Note that for a sufficiently sized project, it is easy to find missed optimization opportunities. No reason to expect an optimizer to be perfect (it isnt and cant be). They just need to be more efficient than a human doing it by hand for that sized project on average.
This is why it is commonly said that for performance tuning you dont pre-optimize or just jump to asm immediately you use the high level language and the compiler you in some way profile your way through to find the performance problems then hand code those, why hand code them because we know we can at times out perform the compiler, implying the compiler output can be improved upon.
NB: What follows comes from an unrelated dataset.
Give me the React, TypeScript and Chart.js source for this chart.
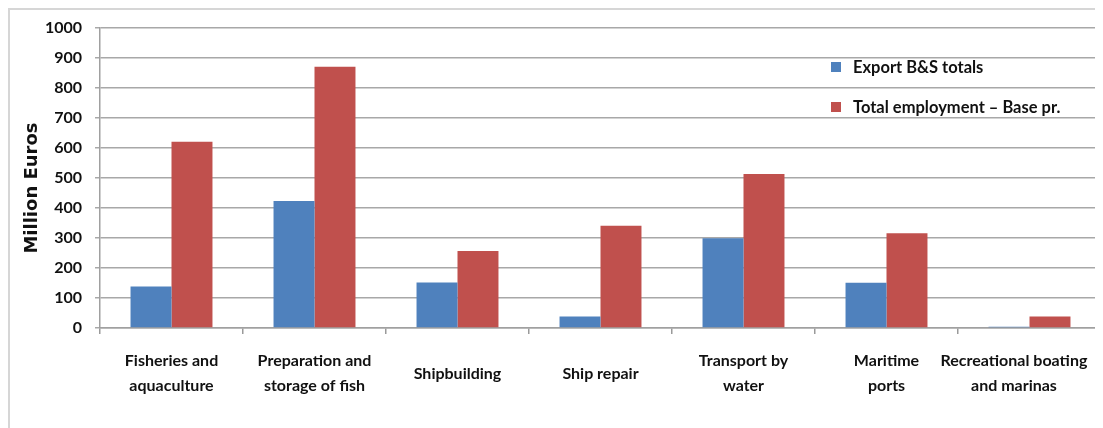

This isnt a missed optimization opportunity, this is instead a very elegant solution for the instruction set. Masking a byte is simpler
unsigned char fun ( unsigned char x )
{
return((x<<4)|(x>>4));
}
00000000 <fun>:
0: e1a03220 lsr r3, r0, #4
4: e1830200 orr r0, r3, r0, lsl #4
8: e20000ff and r0, r0, #255 ; 0xff
c: e12fff1e bx lr
00000000 <fun>:
0: e1a03220 lsr r3, r0, #4
4: e1830200 orr r0, r3, r0, lsl #4
8: e6ef0070 uxtb r0, r0
c: e12fff1e bx lr
the latter being armv7, but with armv7 they recognized and solved these issues you cant expect the programmer to always use natural sized variables, some feel the need to use less optimal sized variables. sometimes you still have to mask to a certain size.